Hmm that is remarkable - the table says the USA has 120.5 firearms per 100 citizens, the highest, of any country, and #2 on the list is Serbia with 37.82! So, the USA has more than 3 times as many firearms per citizen as any other country on earth, if that table is to be believed. (I don't know how incomplete the list is.)

And that global map is..interesting too - with the exception of Canada and Cuba, the Americas are really homicide central, and to a surprising degree.

This is a rather academic question (which is ok). But we have to understand that at the same time it is far removed from the realities of human society and the modus-operandi how state and inter-state relationships function, and how subjects respond to the applied "force-field". There is another option to solving the question, let everyone have a gun (assured mutual-annihilation on local and state scale). Of cause, while several philosophers argued for this point, it remains in the same stratospheric realm as "no guns for anyone". However, I would submit an opinion that a third option exists, creating a global village (no states), then there is no need for inter-state violence. This, I hope in some very distant future will happen, similar to a single living body made of various organs, a global civilization will emerge, having local culture and information exchange, as well as a global means of communication (single universal language and protocols). I suppose, this is also somewhere in the stratosphere.
>However, I would submit an opinion that a third option exists, creating a global village (no states), then there is no need for inter-state violence. This, I hope in some very distant future will happen, similar to a single living body made of various organs, a global civilization will emerge, having local culture and information exchange, as well as a global means of communication (single universal language and protocols). I suppose, this is also somewhere in the stratosphere.

As well as something that's already been tried over the past 30 years just as you've described: the World Wide Web.

If you had a button you could press which would magically make all weapons on earth disappear, what will you have achieved? You would have just transformed the power structure and taken the might away from those with physical weapons, and delivered this might to those with big muscles and the ability to coordinate with others like them to give you a good beating.

But all that aside, I talk about magic buttons because such a law would be impossible to enforce, and certainly not globally.

>> What benefit is there to owning or using a weapon?

At a minimum, weapons provide deterrance so that people who would harm other people think twice and hopefully do not take harmful actions.

We give weapons to the country's police and military so they can enforce the laws and protect from foreign invasions.

>> If we collectively prohibited all countries worldwide from producing weapons like tanks, rocket launchers, etc...

>> There would be no need for any country to own or acquire similar defences.

If all people were kind-hearted angels we would not need laws, but we live in reality where human nature, scarcity of resources, and aggression come into play.

Being armed to the teeth / mutually assured destruction is the stable nash equilibrium state.

It's not globally optimal (as banning weapons would be), but it is the state where parties are not incentivized to cheat/lie.
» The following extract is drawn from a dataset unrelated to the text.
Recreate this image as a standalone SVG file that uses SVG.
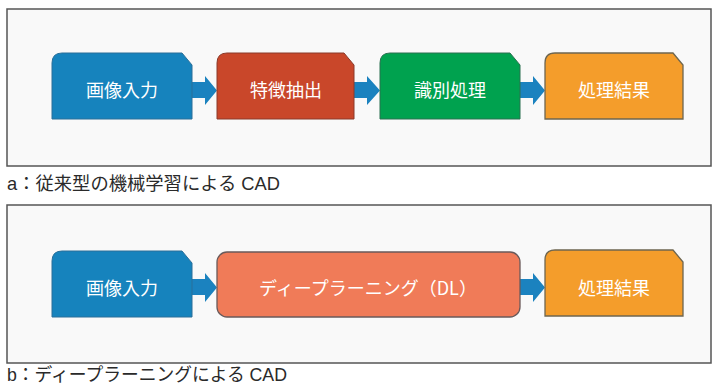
<svg xmlns="http://www.w3.org/2000/svg" width="718" height="388" viewBox="0 0 718 388">
<style>
.frame{fill:#f9f9f9;stroke:#555;stroke-width:1.5}
.lbl{font-family:"Noto Sans CJK JP","Noto Sans",sans-serif;font-size:18px;fill:#fff;text-anchor:middle;dominant-baseline:central}
.cap{font-family:"Liberation Sans","Noto Sans CJK JP",sans-serif;font-size:18.5px;fill:#2a2a2a}
.arr{fill:#1b82bf}
.blue{fill:#1683bd;stroke:#2a6f99;stroke-width:1}
.red{fill:#c9472a;stroke:#8a3a2a;stroke-width:1}
.green{fill:#00a24f;stroke:#2a7050;stroke-width:1}
.orange{fill:#f49d2b;stroke:#6e6650;stroke-width:1.3}
.salmon{fill:#f07b58;stroke:#6a5a5a;stroke-width:1.3}
</style>
<rect class="frame" x="7" y="9" width="704" height="157"/>
<rect class="frame" x="7" y="205" width="704" height="158"/>
<g id="connectors">
<path class="arr" d="M192,82 H205 V76 L217,90.5 L205,105 V98 H192 Z"/>
<path class="arr" d="M354,82 H367 V76 L380,90.5 L367,105 V98 H354 Z"/>
<path class="arr" d="M520,82 H533 V76 L545,90.5 L533,105 V98 H520 Z"/>
<path class="arr" d="M192,279 H205 V273 L217,287.5 L205,302 V295 H192 Z"/>
<path class="arr" d="M520,279 H533 V273 L545,287.5 L533,302 V295 H520 Z"/>
</g>
<g id="a-input">
<path class="blue" d="M52,119 V63 Q52,53 62,53 H182 L192,65 V119 Z"/>
<text class="lbl" x="122" y="89">画像入力</text>
</g>
<g id="a-feature">
<path class="red" d="M217,119 V63 Q217,53 227,53 H344 L354,65 V119 Z"/>
<text class="lbl" x="286" y="89">特徴抽出</text>
</g>
<g id="a-classify">
<path class="green" d="M380,119 V63 Q380,53 390,53 H510 L520,65 V119 Z"/>
<text class="lbl" x="450" y="89">識別処理</text>
</g>
<g id="a-result">
<path class="orange" d="M545,119 V63 Q545,53 555,53 H673 L683,65 V119 Z"/>
<text class="lbl" x="614" y="89">処理結果</text>
</g>
<text class="cap" x="7" y="190" textLength="273" lengthAdjust="spacingAndGlyphs">a：従来型の機械学習による CAD</text>
<g id="b-input">
<path class="blue" d="M52,317 V261 Q52,251 62,251 H182 L192,263 V317 Z"/>
<text class="lbl" x="122" y="287">画像入力</text>
</g>
<g id="b-dl">
<rect class="salmon" x="217" y="252" width="303" height="65" rx="10"/>
<text class="lbl" x="368" y="287">ディープラーニング（DL）</text>
</g>
<g id="b-result">
<path class="orange" d="M545,316 V260 Q545,250 555,250 H673 L683,262 V316 Z"/>
<text class="lbl" x="614" y="287">処理結果</text>
</g>
<text class="cap" x="7" y="381" textLength="280" lengthAdjust="spacingAndGlyphs">b：ディープラーニングによる CAD</text>
</svg>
How do you stop others from producing weapons though? Let's say you get USA, China, Russia, Brazil, Israel, etc to agree to destroy all weapons. Get rid of guns, mines, and so on. How do you keep a terrorist cell in Pakistan with a bunch of tanks from conquering India?

But what's interesting is that the Geneva Convention has made practically every kind of warfare a war crime. And it seems to have worked (besides the terrorism bit).

We can probably stand to get rid of the more war-crimish weapons, like fire bombs and land mines. I think planes and carriers are such a large cost, that they've been labeled white elephants. But the last time we had a major war, the US managed to send planes all over the Pacific and rescue a lot of people from torture and rape.

> There would be no need for any country to own or acquire similar defences.

That is incredibly naive.

All countries must lean towards maximum ability to hold on to power. In certain cases that might mean abstaining from certain weapons to get favorable trade agreements from other countries. But that is just a deference to the more powerful country which needs those weapons to enforce their global trading position.

"We are talking about banning automatic weapons in America recently"

I haven't heard that at all. Do you have a source?

"If we collectively prohibited all countries worldwide from producing weapons like tanks, rocket launchers, etc...

There would be no need for any country to own or acquire similar defences."

That's only true if there's trust and enforcement.

> Why do we as a human race allow for the production of any weapons whatsoever?

The only thing every human shares is here in a list of universals:

https://condor.depaul.edu/~mfiddler/hyphen/humunivers.htm

Nowhere in that list is 'cohesive world wide political power'. No one could get 10 random people selected from around the world (let alone 10 friends) to agree on where to eat even if it was their treat. Heck they wouldn't likely speak the same language.

Might as well think everyone could stop having sex for two weeks so Gonorrhea can die out forever.

Your proposal is naive.

I fear your model of human behaviour is currently getting you into trouble in other aspects of your life.